→ **Request**
Repeat all the records exactly, omitting pictures.

Charts and diagrams as code
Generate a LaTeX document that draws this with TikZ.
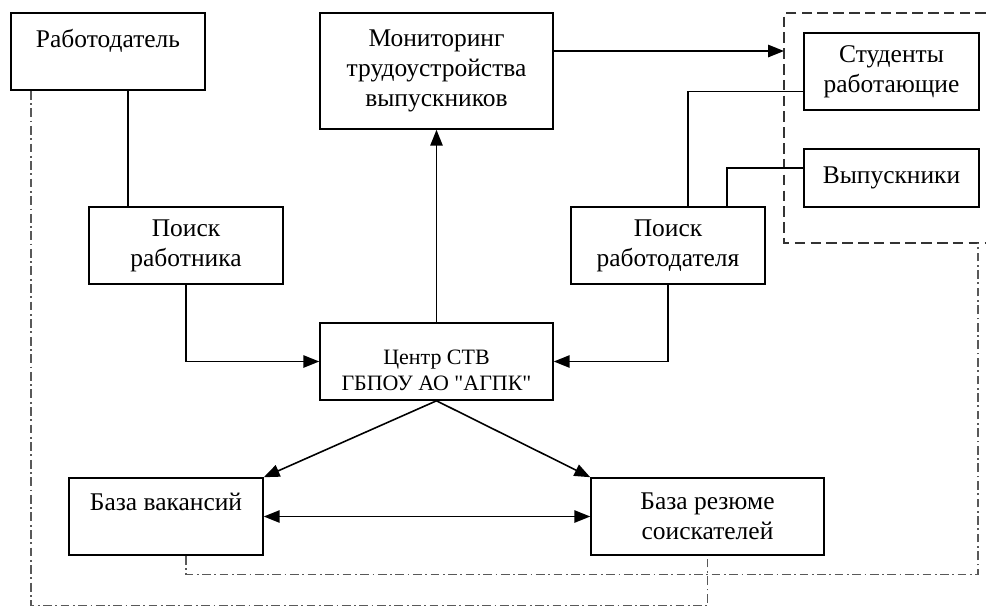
\documentclass[tikz,border=0pt]{standalone}
\usepackage{fontspec}
\setmainfont{Liberation Serif}[Ligatures=TeXOff]
\usetikzlibrary{arrows.meta}

\tikzset{
  box/.style={draw, line width=0.9pt, align=center, inner sep=2pt,
    font=\fontsize{14.5}{17}\selectfont},
  smallbox/.style={box, font=\fontsize{12.5}{15}\selectfont},
  ln/.style={line width=0.9pt},
  arr/.style={ln, -{Triangle[length=9pt,width=7pt]}},
  dblarr/.style={ln, {Triangle[length=9pt,width=7pt]}-{Triangle[length=9pt,width=7pt]}},
  dashdot/.style={line width=0.7pt, black!65, dash pattern=on 5pt off 2pt on 1pt off 2pt},
  framedash/.style={line width=0.8pt, black!80, dash pattern=on 6pt off 3pt},
}

\begin{document}
\begin{tikzpicture}[x=0.02cm,y=-0.02cm]
    \useasboundingbox (0,0) rectangle (986,610);
    % boxes
    \node[box, minimum width=3.88cm, minimum height=1.54cm] (employer) at (108,51.5) {Работодатель\\[-7pt] \strut};
    \node[box, minimum width=4.66cm, minimum height=2.32cm] (monitor) at (436.5,71) {Мониторинг\\трудоустройства\\выпускников};
    \node[box, minimum width=3.5cm, minimum height=1.54cm] (students) at (891.5,71.5) {Студенты\\работающие};
    \node[box, minimum width=3.5cm, minimum height=1.16cm] (grads) at (891.5,178) {Выпускники};
    \node[box, minimum width=3.88cm, minimum height=1.54cm] (findworker) at (186,245.5) {Поиск\\работника};
    \node[box, minimum width=3.88cm, minimum height=1.54cm] (findemployer) at (668,245.5) {Поиск\\работодателя};
    \node[smallbox, minimum width=4.66cm, minimum height=1.54cm] (centre) at (436.5,361.5) {\strut\\[-7pt]Центр СТВ\\ГБПОУ АО "АГПК"};
    \node[box, minimum width=3.88cm, minimum height=1.54cm] (vacancies) at (166,516.5) {База вакансий\\[-5pt] \strut};
    \node[box, minimum width=4.66cm, minimum height=1.54cm] (resumes) at (707.5,516.5) {База резюме\\соискателей};
    % dashed frame round the students
    \coordinate (frNW) at (784,13);
    \coordinate (frSW) at (784,243);
    \coordinate (frS) at (978,243);
    \draw[framedash] (986,13) -- (frNW) -- (frSW) -- (986,243);
    % connectors
    \draw[ln] (employer.south) ++(20,0) coordinate (e1) -- (e1 |- findworker.north);
    \draw[arr] (findworker.south) |- (centre.west);
    \draw[arr] (findemployer.south) |- (centre.east);
    \draw[arr] (centre.north) -- (monitor.south);
    \draw[arr] (monitor.east) ++(0,-20) coordinate (m1) -- (m1 -| frNW);
    \draw[ln] (findemployer.north) ++(20,0) coordinate (s1) |- ([yshift=-0.4cm]students.west);
    \draw[ln] (findemployer.north) ++(59,0) coordinate (g1) |- ([yshift=0.2cm]grads.west);
    \draw[arr] (centre.south) -- (vacancies.north east);
    \draw[arr] (centre.south) -- (resumes.north west);
    \draw[dblarr] (vacancies.east) -- (resumes.west);
    % dash-dot links
    \draw[dashdot] (employer.south) ++(-77,0) -- ++(0,515) -| (resumes.south);
    \draw[dashdot] (vacancies.south) ++(20,0) -- ++(0,19) -| (frS);
\end{tikzpicture}
\end{document}
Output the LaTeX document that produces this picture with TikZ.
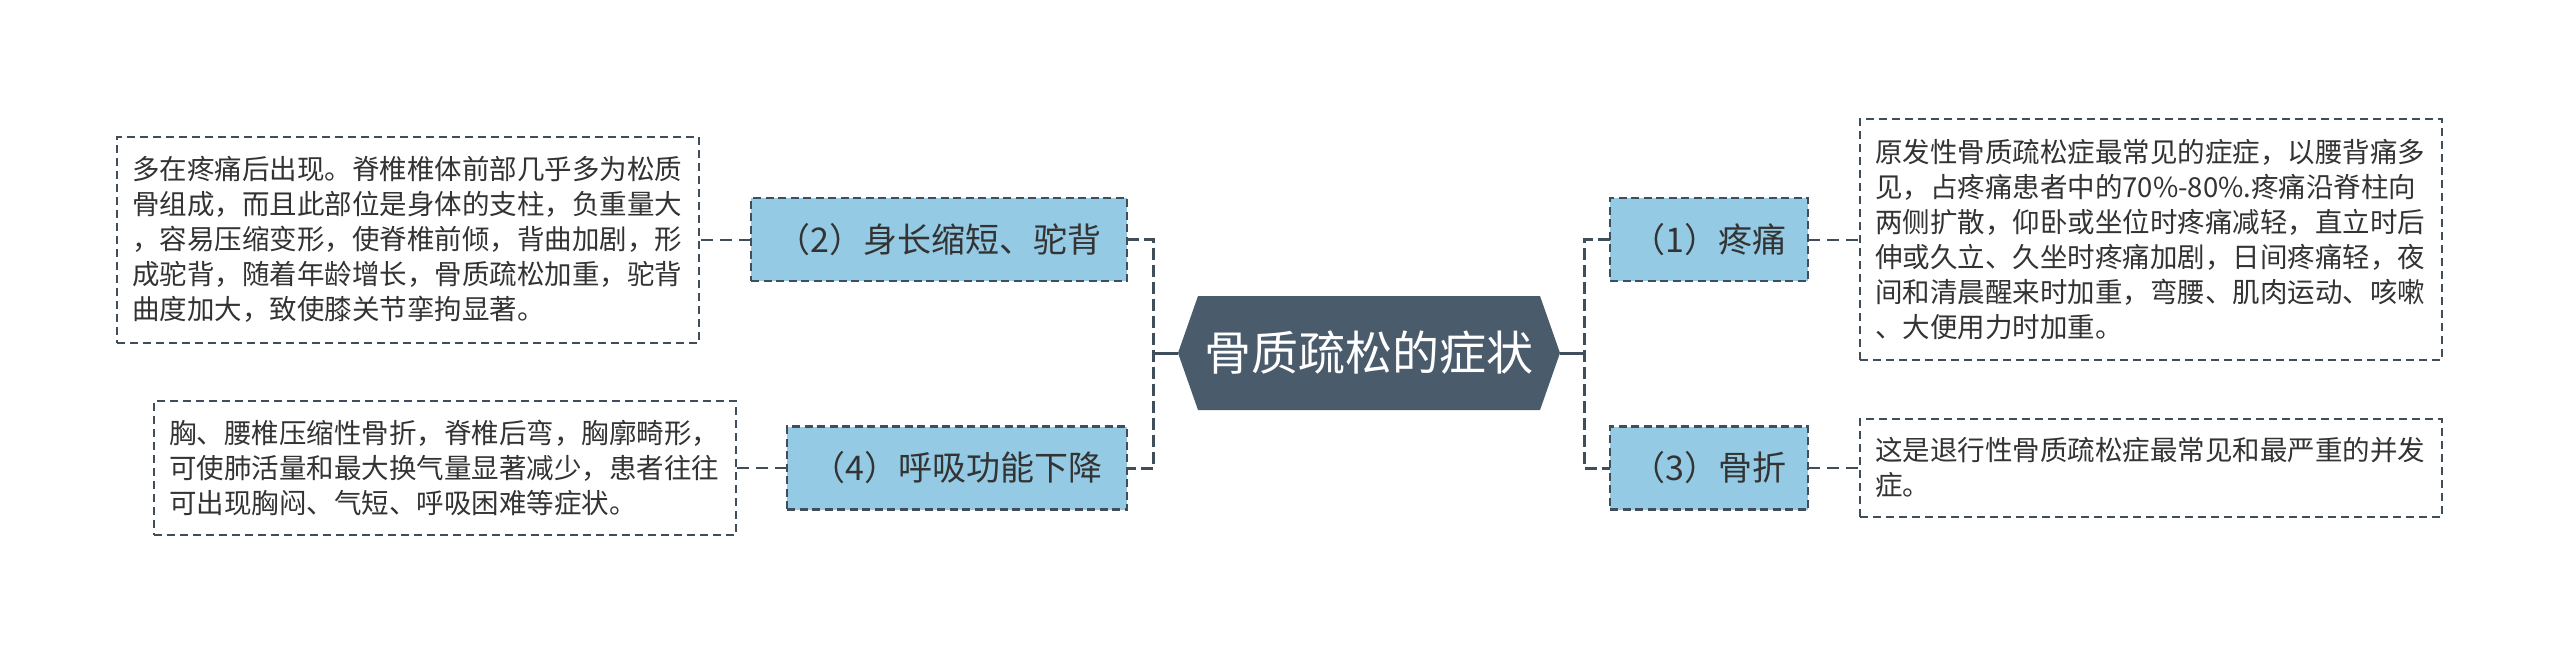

→ **Completed exercise**
Generate a LaTeX document that draws this with TikZ.
\documentclass[tikz,border=0pt]{standalone}
\usepackage{fontspec}
\setmainfont{Liberation Serif}[Ligatures=TeXOff]
\usetikzlibrary{arrows.meta}

\tikzset{
  box/.style={draw, line width=0.9pt, align=center, inner sep=2pt,
    font=\fontsize{14.5}{17}\selectfont},
  smallbox/.style={box, font=\fontsize{12.5}{15}\selectfont},
  ln/.style={line width=0.9pt},
  arr/.style={ln, -{Triangle[length=9pt,width=7pt]}},
  dblarr/.style={ln, {Triangle[length=9pt,width=7pt]}-{Triangle[length=9pt,width=7pt]}},
  dashdot/.style={line width=0.7pt, black!65, dash pattern=on 5pt off 2pt on 1pt off 2pt},
  framedash/.style={line width=0.8pt, black!80, dash pattern=on 6pt off 3pt},
}

\begin{document}
\begin{tikzpicture}[x=0.02cm,y=-0.02cm]
    \useasboundingbox (0,0) rectangle (986,610);
    % boxes
    \node[box, minimum width=3.88cm, minimum height=1.54cm] (employer) at (108,51.5) {Работодатель\\[-7pt] \strut};
    \node[box, minimum width=4.66cm, minimum height=2.32cm] (monitor) at (436.5,71) {Мониторинг\\трудоустройства\\выпускников};
    \node[box, minimum width=3.5cm, minimum height=1.54cm] (students) at (891.5,71.5) {Студенты\\работающие};
    \node[box, minimum width=3.5cm, minimum height=1.16cm] (grads) at (891.5,178) {Выпускники};
    \node[box, minimum width=3.88cm, minimum height=1.54cm] (findworker) at (186,245.5) {Поиск\\работника};
    \node[box, minimum width=3.88cm, minimum height=1.54cm] (findemployer) at (668,245.5) {Поиск\\работодателя};
    \node[smallbox, minimum width=4.66cm, minimum height=1.54cm] (centre) at (436.5,361.5) {\strut\\[-7pt]Центр СТВ\\ГБПОУ АО "АГПК"};
    \node[box, minimum width=3.88cm, minimum height=1.54cm] (vacancies) at (166,516.5) {База вакансий\\[-5pt] \strut};
    \node[box, minimum width=4.66cm, minimum height=1.54cm] (resumes) at (707.5,516.5) {База резюме\\соискателей};
    % dashed frame round the students
    \coordinate (frNW) at (784,13);
    \coordinate (frSW) at (784,243);
    \coordinate (frS) at (978,243);
    \draw[framedash] (986,13) -- (frNW) -- (frSW) -- (986,243);
    % connectors
    \draw[ln] (employer.south) ++(20,0) coordinate (e1) -- (e1 |- findworker.north);
    \draw[arr] (findworker.south) |- (centre.west);
    \draw[arr] (findemployer.south) |- (centre.east);
    \draw[arr] (centre.north) -- (monitor.south);
    \draw[arr] (monitor.east) ++(0,-20) coordinate (m1) -- (m1 -| frNW);
    \draw[ln] (findemployer.north) ++(20,0) coordinate (s1) |- ([yshift=-0.4cm]students.west);
    \draw[ln] (findemployer.north) ++(59,0) coordinate (g1) |- ([yshift=0.2cm]grads.west);
    \draw[arr] (centre.south) -- (vacancies.north east);
    \draw[arr] (centre.south) -- (resumes.north west);
    \draw[dblarr] (vacancies.east) -- (resumes.west);
    % dash-dot links
    \draw[dashdot] (employer.south) ++(-77,0) -- ++(0,515) -| (resumes.south);
    \draw[dashdot] (vacancies.south) ++(20,0) -- ++(0,19) -| (frS);
\end{tikzpicture}
\end{document}
Output the LaTeX document that produces this picture with TikZ.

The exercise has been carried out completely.